Thursday 25 September 2008

My Letter To The Organizers of the Cheltenam Literary Festival


Being in the public eye means that I occasionally have to bow to the wishes of the people in marketing and promote products. I received a helpful reminder from the people at the Cheltenham Festival and reproduce the details here along with my reply.


Richard Madeley
Sun 19 Oct


"TV presenter Richard Madeley explores how being a father has changed over the last four generations in his uniquely honest and touching book Fathers and Sons. He joins expert and author Frank Furedi to discuss the speed of change in family life and the challenges facing fathers today".
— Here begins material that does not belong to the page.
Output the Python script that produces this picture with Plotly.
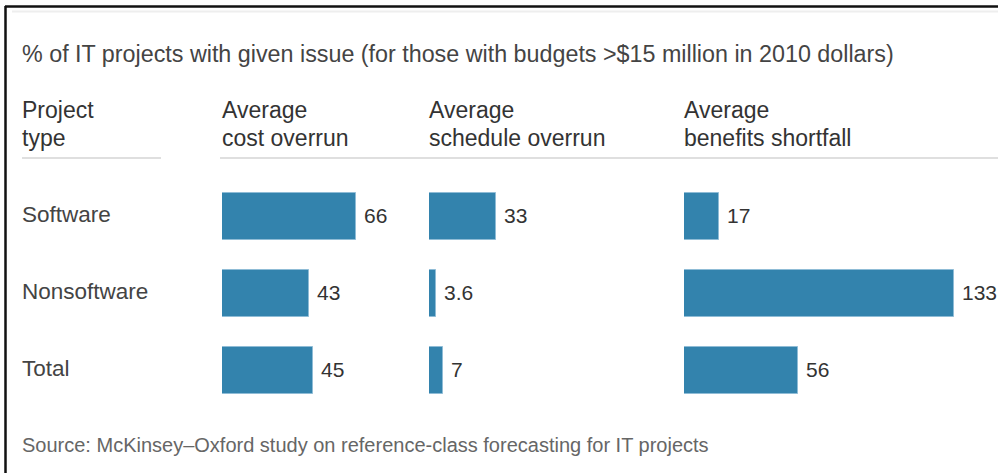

The Times Cheltenham Literature Festival 2008

10 - 19 October

With its signature blend of award winning writers, world-renowned thinkers and international star names The Times Cheltenham Literature Festival is a hotbed of debate and discussion with a unique regency style. In this year’s literary line-up Man Booker Prize winners rub shoulders with the finest classically trained actors, whilst top class comedians appear alongside leading political figures. With more than 450 writers and over 350 events this promises to be an exhilarating ten day celebration of the written word.

For more information visit http://cheltenhamfestivals.com

Or call the box office on 0844 576 7979


And my reply:

Dear Organizers of the Cheltenam Literary Festival,

It’s so good to hear from you again. I can’t believe that the moment is so nearly upon us. I’m honoured to be headlining your festival and the thought of standing up there on the world famous Pyramid Stage leaves me quivering with excitement. And if you would like me to hang around after the festival and help you milk your cows, you need only ask. I know my way around an udder and have been fully trained in teat management.

As you know, ‘Fathers and Sons’ has taken remarkably little time to write. One moment I was writing a comedy about the Cornish herring fleet and then, lo and behold, out pops an autobiography I knew nothing about! Once I'd borrowed the title from Turgenev, the thing was done. You might say that it happened overnight and I would be very grateful if you could snag me a complimentary copy. You probably know that my debut novel was cancelled a month before publication so this time I’m certainly doing my very best to advertise your festival. There will be no repeat. Dick Madeley will see print! Even as I speak, Judy is training her troop of midget Shetland ponies to perform an interpretive dance routine based around Faulkner’s ‘As I Lay Dying’, with Denise Robertson playing the corpse of Addie Bundren. I swear that there won’t be a dry eye in the house by the time I run out on stage wearing my spandex cycling shorts. I’m also delighted that Pam Ayres has now confirmed that she’s available for the duet.

Your news about Oddie does disappoint. He was recently boasting that he attends your festival every year and was there when Shirley Bassey read from her autobiography whilst wearing Wellington boots. It is, however, very gratifying to hear that his stand selling ornamental owl jewellery is so popular with the hippies.

I hope that you and yours are well and that the current dry weather hasn’t affected milk production. Both Judy and I feel that it’s so important that we support a festival in which lactation plays such a vital role.

Best wishes,

Dick Madeley.

PS. Is it too late to change the promotional literature to include some puff about my being the spiritual successor to Conrad, a modern Nabokov, and literary heir to P.G. Wodehouse? At the very least, can you mention that my wife plays bridge with Jilly Cooper?

PPS. I’ve just visited your website and I’m astonished to find that I’m not listed on the front page. Roger Moore is a saint, a real mensch, but has he or Ben Okri ever discussed a particularly painful vasectomy on live TV? I think not. Did all my swelling mean nothing to you?

PPPS. You wouldn’t do this to Clive James.